The Barngarla people, the traditional owners of the land, have unanimously rejected the government’s plan saying they would seek a Supreme Court judicial review of the site selection process along with some landholders. "There have been significant and repeated grave problems with the government’s conduct regarding the site selection process," a spokesperson for the Barngarla Determination Aboriginal Corporation said in a statement. "We remain confident that, once assessed by the Court, the declaration to locate the facility at Napandee on our Country will likely be overturned."
Resources Minister, Keith Pitt announced in August that Napandee had been chosen from three potential sites to store Australia’s radioactive waste. These included the outback town of Lyndhurst and Wallerberdina, a property in the nouthern Flinders Ranges. After 60 days of further consultation, he has now confirmed the selection of Napandee.
The consultation culminated in a ballot which showed just over 60% of Kimba residents supported the project. However, the Barngarla traditional owners and said they were not included in the consultation.
The Australian Radioactive Waste Agency (ARWA), created to establish the Napandee facility, will start work on detailed designs. ARWA was set up in July 2020 to manage all Australia's radioactive waste and to lead the process to deliver it.
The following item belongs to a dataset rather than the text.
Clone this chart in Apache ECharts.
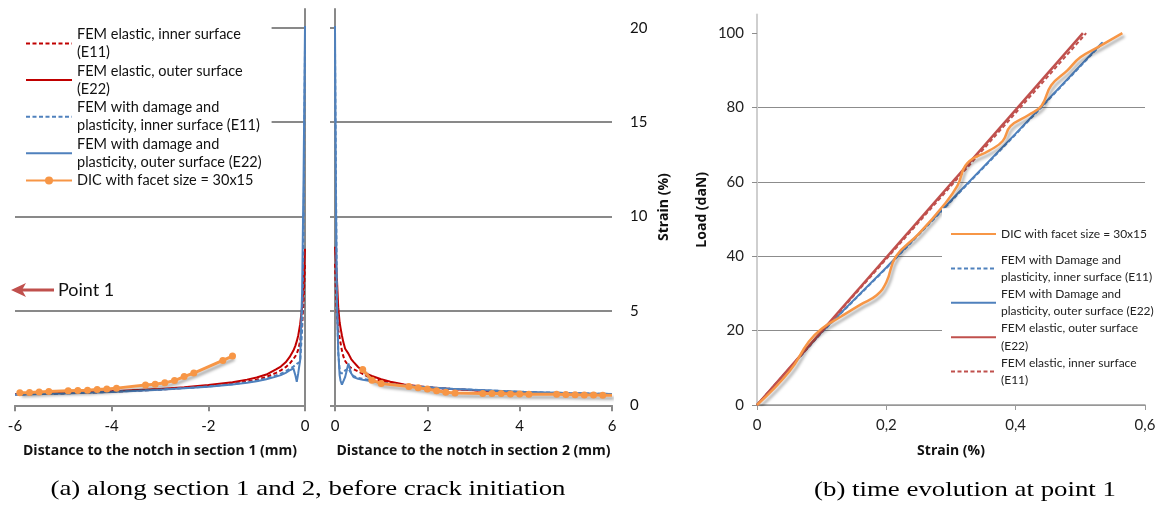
<!DOCTYPE html>
<html><head><meta charset="utf-8">
<script src="https://cdn.jsdelivr.net/npm/echarts@6/dist/echarts.min.js"></script>
<style>html,body{margin:0;padding:0;background:#fff}#c{width:1170px;height:508px}</style>
</head><body><div id="c"></div>
<script>
// ---------- Panel (a): strain along sections ----------
const sec1X = [-6,-5,-4,-3,-2.5,-2,-1.5,-1.2,-1,-0.8,-0.6,-0.5,-0.4,-0.32,-0.24,-0.2,-0.17,-0.14,-0.1,-0.06,-0.03,-0.015,0];
const sec1ElasticOuter = [0.6,0.66,0.74,0.87,0.96,1.07,1.22,1.36,1.47,1.63,1.9,2.05,2.28,2.55,2.9,3.15,3.4,3.7,4.3,5.2,6.3,7.2,8.3];
const sec1ElasticInner = [0.58,0.64,0.72,0.84,0.92,1.02,1.15,1.26,1.36,1.5,1.72,1.85,2.02,2.2,2.45,2.6,2.75,2.95,3.4,4.2,5.5,6.4,7.5];
const sec1DamageInner  = [0.57,0.63,0.71,0.83,0.91,1.0,1.12,1.22,1.3,1.42,1.58,1.68,1.8,1.92,2.05,2.15,2.2,2.25,2.3,4.0,9.0,14,19];
const sec1DamageOuter  = [0.56,0.62,0.7,0.82,0.9,0.98,1.1,1.2,1.28,1.38,1.52,1.6,1.72,1.85,1.95,1.6,1.25,1.7,2.4,6.0,12,16,20.1];
const sec1DicX = [-5.9,-5.7,-5.5,-5.3,-4.9,-4.7,-4.5,-4.3,-4.1,-3.9,-3.3,-3.1,-2.9,-2.7,-2.5,-2.3,-1.7,-1.5];
const sec1DicY = [0.66,0.68,0.71,0.73,0.77,0.79,0.8,0.84,0.87,0.91,1.07,1.12,1.19,1.31,1.52,1.71,2.38,2.61];

const sec2X = [0,0.02,0.04,0.07,0.1,0.12,0.15,0.18,0.22,0.29,0.35,0.4,0.5,0.6,0.7,0.8,1.0,1.2,1.5,2,2.5,3,4,5,6];
const sec2ElasticOuter = [8.4,7.6,6.8,5.2,4.4,4.1,3.7,3.35,3.0,2.74,2.45,2.3,2.03,1.83,1.65,1.55,1.38,1.25,1.1,0.96,0.87,0.8,0.68,0.62,0.57];
const sec2ElasticInner = [7.5,6.0,4.8,4.0,3.6,3.3,2.9,2.6,2.35,2.1,1.98,1.92,1.8,1.66,1.55,1.45,1.3,1.2,1.07,0.95,0.87,0.8,0.68,0.62,0.57];
const sec2DamageInner  = [19,12,6,2.8,1.9,1.7,1.65,1.7,1.85,1.95,1.7,1.55,1.45,1.4,1.35,1.3,1.2,1.13,1.05,0.96,0.88,0.82,0.72,0.65,0.6];
const sec2DamageOuter  = [20.1,11,5.5,2.9,1.6,1.3,1.1,1.06,1.5,2.21,1.7,1.5,1.4,1.35,1.32,1.28,1.18,1.12,1.05,0.96,0.88,0.82,0.72,0.65,0.6];
const sec2DicX = [0.6,0.8,1.0,1.6,1.8,2.0,2.2,2.4,2.6,3.2,3.4,3.6,3.8,4.0,4.2,4.8,5.0,5.2,5.4,5.6,5.8,6.0];
const sec2DicY = [1.9,1.33,1.16,1.0,0.93,0.86,0.77,0.69,0.65,0.63,0.63,0.62,0.6,0.6,0.59,0.58,0.57,0.56,0.55,0.54,0.53,0.53];

const sec1XTicks = ['-6','-4','-2','0'];
const sec2XTicks = ['0','2','4','6'];
const strainTicks = ['0','5','10','15','20'];

const legendA = ['FEM elastic, inner surface\n(E11)','FEM elastic, outer surface\n(E22)','FEM with damage and\nplasticity, inner surface (E11)','FEM with damage and\nplasticity, outer surface (E22)','DIC with facet size = 30x15'];

// ---------- Panel (b): load vs strain at point 1 ----------
const bDicStrain = [0,0.05,0.08,0.1,0.13,0.16,0.185,0.2,0.215,0.25,0.29,0.31,0.325,0.36,0.38,0.392,0.42,0.44,0.455,0.48,0.5,0.53,0.565];
const bDicLoad   = [0,9,17,20.5,23.8,27,29.5,33,40,46,54,59,65,68.5,71,75,78,80.5,86,90,93.5,96.5,100];
const bDamageInnerStrain = [0,0.1,0.2,0.3,0.4,0.535];
const bDamageInnerLoad   = [0,19.5,36.8,54.8,72.8,97.5];
const bDamageOuterStrain = [0,0.1,0.2,0.3,0.4,0.534];
const bDamageOuterLoad   = [0,19.6,37,55,73,97.5];
const bElasticOuterStrain = [0,0.504];
const bElasticOuterLoad   = [0,100];
const bElasticInnerStrain = [0,0.509];
const bElasticInnerLoad   = [0,100];

const loadTicks = ['0','20','40','60','80','100'];
const bStrainTicks = ['0','0,2','0,4','0,6'];

const legendB = ['DIC with facet size = 30x15','FEM with Damage and\nplasticity, inner surface (E11)','FEM with Damage and\nplasticity, outer surface (E22)','FEM elastic, outer surface\n(E22)','FEM elastic, inner surface\n(E11)'];

// ---------- build ----------
const zip = (xs, ys) => xs.map((x, i) => [x, ys[i]]);
function fmt(labels, min, step) {
  return v => { const i = Math.round((v - min) / step); return (Math.abs(v - (min + i * step)) < 1e-9 && labels[i] != null) ? labels[i] : ''; };
}
const RED = '#C00000', BLUE = '#4F81BD', ORANGE = '#F79646', RED_B = '#C0504D';
const DASH = [4, 2.5];
const GRID_GRAY = '#898989';
const FONT = 'Lato';
const NAME_FONT = 'Open Sans';
const shadow = {shadowColor: 'rgba(0,0,0,0.35)', shadowBlur: 3, shadowOffsetX: 2, shadowOffsetY: 3};

const nameMap = {};
legendA.forEach((t, i) => nameMap['a' + i] = t);
legendB.forEach((t, i) => nameMap['b' + i] = t);

const LA = 18.3, LB = 17.2;
function legendData(prefix, labels, L, withSymbol) {
  return labels.map((t, i) => ({
    name: prefix + i,
    itemStyle: withSymbol(i) ? undefined : {opacity: 0},
    textStyle: {padding: t.indexOf('\n') >= 0 ? [L, 0, 0, 0] : (prefix === 'a' ? [9, 0, 9, 0] : [L, 0, L, 0])}
  }));
}

function fem(name, grid, xs, ys, color, dashed, z) {
  return {name, type: 'line', xAxisIndex: grid, yAxisIndex: grid, data: zip(xs, ys),
    symbol: 'none', z: z, lineStyle: {color, width: 2, type: dashed ? DASH : 'solid'}, itemStyle: {color}};
}
const series = [
  fem('a0', 0, sec1X, sec1ElasticInner, RED, true, 2),
  fem('a1', 0, sec1X, sec1ElasticOuter, RED, false, 2),
  fem('a2', 0, sec1X, sec1DamageInner, BLUE, true, 3),
  fem('a3', 0, sec1X, sec1DamageOuter, BLUE, false, 3),
  fem('a0', 1, sec2X, sec2ElasticInner, RED, true, 2),
  fem('a1', 1, sec2X, sec2ElasticOuter, RED, false, 2),
  fem('a2', 1, sec2X, sec2DamageInner, BLUE, true, 3),
  fem('a3', 1, sec2X, sec2DamageOuter, BLUE, false, 3),
  {name: 'a4', type: 'line', xAxisIndex: 0, yAxisIndex: 0, data: zip(sec1DicX, sec1DicY), z: 4,
    symbol: 'circle', symbolSize: 7, showSymbol: true,
    lineStyle: Object.assign({color: ORANGE, width: 3}, shadow), itemStyle: {color: ORANGE}},
  {name: 'a4', type: 'line', xAxisIndex: 1, yAxisIndex: 1, z: 4,
    data: zip(sec2DicX, sec2DicY).map((p, i, arr) => i === arr.length - 1 ? {value: p, symbol: 'none'} : p),
    symbol: 'circle', symbolSize: 7, showSymbol: true,
    lineStyle: Object.assign({color: ORANGE, width: 3}, shadow), itemStyle: {color: ORANGE}},
  {name: 'b1', type: 'line', xAxisIndex: 2, yAxisIndex: 3, data: zip(bDamageInnerStrain, bDamageInnerLoad), symbol: 'none',
    lineStyle: {color: BLUE, width: 2, type: DASH}, itemStyle: {color: BLUE}},
  {name: 'b2', type: 'line', xAxisIndex: 2, yAxisIndex: 3, data: zip(bDamageOuterStrain, bDamageOuterLoad), symbol: 'none',
    lineStyle: {color: BLUE, width: 2}, itemStyle: {color: BLUE}},
  {name: 'b3', type: 'line', xAxisIndex: 2, yAxisIndex: 3, data: zip(bElasticOuterStrain, bElasticOuterLoad), symbol: 'none',
    lineStyle: {color: RED_B, width: 2.5}, itemStyle: {color: RED_B}},
  {name: 'b4', type: 'line', xAxisIndex: 2, yAxisIndex: 3, data: zip(bElasticInnerStrain, bElasticInnerLoad), symbol: 'none',
    lineStyle: {color: RED_B, width: 2, type: DASH}, itemStyle: {color: RED_B}},
  {name: 'b0', type: 'line', xAxisIndex: 2, yAxisIndex: 3, data: zip(bDicStrain, bDicLoad), symbol: 'none',
    smooth: 0.45, z: 4,
    lineStyle: Object.assign({color: ORANGE, width: 2.5}, shadow), itemStyle: {color: ORANGE}}
];

const axisLineA = {show: true, onZero: false, lineStyle: {color: GRID_GRAY, width: 2}};
const tickLabA = {fontFamily: FONT, fontSize: 15, color: '#111'};
const nameStyleA = {fontFamily: NAME_FONT, fontSize: 14, fontWeight: 'bold', color: '#111'};
const nameStyleB = {fontFamily: NAME_FONT, fontSize: 14, fontWeight: 'bold', color: '#111'};

const option = {
  animation: false,
  backgroundColor: '#fff',
  grid: [
    {left: 15, top: 9, width: 290, height: 396.3},
    {left: 335, top: 9, width: 277, height: 396.3},
    {left: 757, top: 14.6, width: 388, height: 390.4}
  ],
  xAxis: [
    {type: 'value', gridIndex: 0, min: -6, max: 0, interval: 2, axisLine: axisLineA,
     axisTick: {show: true, length: 6, lineStyle: {color: GRID_GRAY, width: 2}}, splitLine: {show: false},
     axisLabel: Object.assign({margin: 13, formatter: fmt(sec1XTicks, -6, 2)}, tickLabA),
     name: 'Distance to the notch in section 1 (mm)', nameLocation: 'middle', nameGap: 39, nameTextStyle: nameStyleA},
    {type: 'value', gridIndex: 1, min: 0, max: 6, interval: 2, axisLine: axisLineA,
     axisTick: {show: true, length: 6, lineStyle: {color: GRID_GRAY, width: 2}}, splitLine: {show: false},
     axisLabel: Object.assign({margin: 13, formatter: fmt(sec2XTicks, 0, 2)}, tickLabA),
     name: 'Distance to the notch in section 2 (mm)', nameLocation: 'middle', nameGap: 39, nameTextStyle: nameStyleA},
    {type: 'value', gridIndex: 2, min: 0, max: 0.6, interval: 0.2,
     axisLine: {show: true, onZero: false, lineStyle: {color: '#9a9a9a', width: 1.5}},
     axisTick: {show: true, length: 5, lineStyle: {color: '#9a9a9a'}}, splitLine: {show: false},
     axisLabel: {margin: 13, fontFamily: FONT, fontSize: 15, color: '#222', formatter: fmt(bStrainTicks, 0, 0.2)},
     name: 'Strain (%)', nameLocation: 'middle', nameGap: 39, nameTextStyle: nameStyleB}
  ],
  yAxis: [
    {type: 'value', gridIndex: 0, position: 'right', min: 0, max: 21, interval: 5, axisLine: axisLineA,
     axisTick: {show: false}, axisLabel: {show: false},
     splitLine: {show: true, showMaxLine: false, lineStyle: {color: GRID_GRAY, width: 2}}},
    {type: 'value', gridIndex: 1, position: 'left', min: 0, max: 21, interval: 5, axisLine: axisLineA,
     axisTick: {show: true, length: 5, customValues: [0,5,10,15,20], lineStyle: {color: GRID_GRAY, width: 2}}, axisLabel: {show: false},
     splitLine: {show: true, showMaxLine: false, lineStyle: {color: GRID_GRAY, width: 2}}},
    {type: 'value', gridIndex: 1, position: 'right', min: 0, max: 21, interval: 5,
     axisLine: {show: false, onZero: false}, axisTick: {show: false}, splitLine: {show: false},
     axisLabel: Object.assign({margin: 18, showMaxLabel: false, formatter: fmt(strainTicks, 0, 5)}, tickLabA),
     name: 'Strain (%)', nameLocation: 'middle', nameGap: 45, nameTextStyle: nameStyleA},
    {type: 'value', gridIndex: 2, position: 'left', min: 0, max: 105, interval: 20,
     axisLine: {show: true, onZero: false, lineStyle: {color: '#cfcfcf', width: 2}},
     axisTick: {show: true, length: 5, customValues: [0,20,40,60,80,100], lineStyle: {color: '#8c8c8c'}},
     axisLabel: {margin: 13, showMaxLabel: false, fontFamily: FONT, fontSize: 15, color: '#222', formatter: fmt(loadTicks, 0, 20)},
     splitLine: {show: true, showMaxLine: false, lineStyle: {color: '#8c8c8c', width: 1}},
     name: 'Load (daN)', nameLocation: 'middle', nameGap: 48, nameTextStyle: nameStyleB}
  ],
  legend: [
    {left: 15, top: 16, orient: 'vertical', itemGap: -LA, itemWidth: 46, itemHeight: 10, padding: [0, 10, 0, 10],
     backgroundColor: '#fff', selectedMode: false, z: 10,
     textStyle: {fontFamily: FONT, fontSize: 14.5, lineHeight: LA, color: '#111'},
     formatter: n => nameMap[n], data: legendData('a', legendA, LA, i => i === 4)},
    {left: 942, top: 234 - 1.5 * LB, orient: 'vertical', itemGap: -LB, itemWidth: 45, itemHeight: 10, padding: [0, 5, 0, 8],
     backgroundColor: '#fff', selectedMode: false, z: 10,
     textStyle: {fontFamily: FONT, fontSize: 12, lineHeight: LB, color: '#222'},
     formatter: n => nameMap[n], data: legendData('b', legendB, LB, i => false)}
  ],
  graphic: [
    {type: 'line', shape: {x1: 54, y1: 290, x2: 20, y2: 290}, style: {stroke: '#C0504D', lineWidth: 3}, z: 20},
    {type: 'polygon', shape: {points: [[11, 290], [26, 283], [22, 290], [26, 297]]}, style: {fill: '#C0504D'}, z: 20},
    {type: 'text', x: 58, y: 290, style: {text: 'Point 1', fontFamily: FONT, fontSize: 18, fill: '#111', verticalAlign: 'middle', align: 'left'}, z: 20},
    {type: 'text', x: 308, y: 489, scaleX: 1.22, style: {text: '(a) along section 1 and 2, before crack initiation', fontFamily: 'Liberation Serif', fontSize: 22, fill: '#000', align: 'center', verticalAlign: 'middle'}},
    {type: 'text', x: 965, y: 490, scaleX: 1.22, style: {text: '(b) time evolution at point 1', fontFamily: 'Liberation Serif', fontSize: 22, fill: '#000', align: 'center', verticalAlign: 'middle'}}
  ],
  series
};
const chart = echarts.init(document.getElementById('c'), null, {renderer: 'canvas'});
chart.setOption(option);
</script>
</body></html>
ARWA will also lead a separate process to site a facility to permanently dispose of the country's intermediate-level waste. This will likely be a deep geological facility in a different location.
Australia’s radioactive waste is currently held at more than 100 locations including in science facilities, universities and hospital basements. The vast majority of the waste produced today is associated with the production of nuclear medicine. The facility delivery and operation will be managed by ARWA in Adelaide, which will have at least 35 staff when it reaches its total complement.
Australia’s Nuclear Science and Technology Organisation (ANSTO), which runs Lucas Heights, where Australia’s medical radioisotopes are produce, said the Napandee facility would be “critical infrastructure”.
ANSTO said that the national facility “will receive and expertly manage radioactive waste currently being stored on an interim basis at Lucas Heights and more than 100 other locations around the country”. It added: “The development of a purpose-built, national facility is crucial to ANSTO and its nuclear medicine and research activities, with more than 90% of the waste produced in Australia being linked to ANSTO’s nuclear medicine production.”
The new radioactive waste management facility is expected to create 45 new, permanent jobs in the local Kimba community.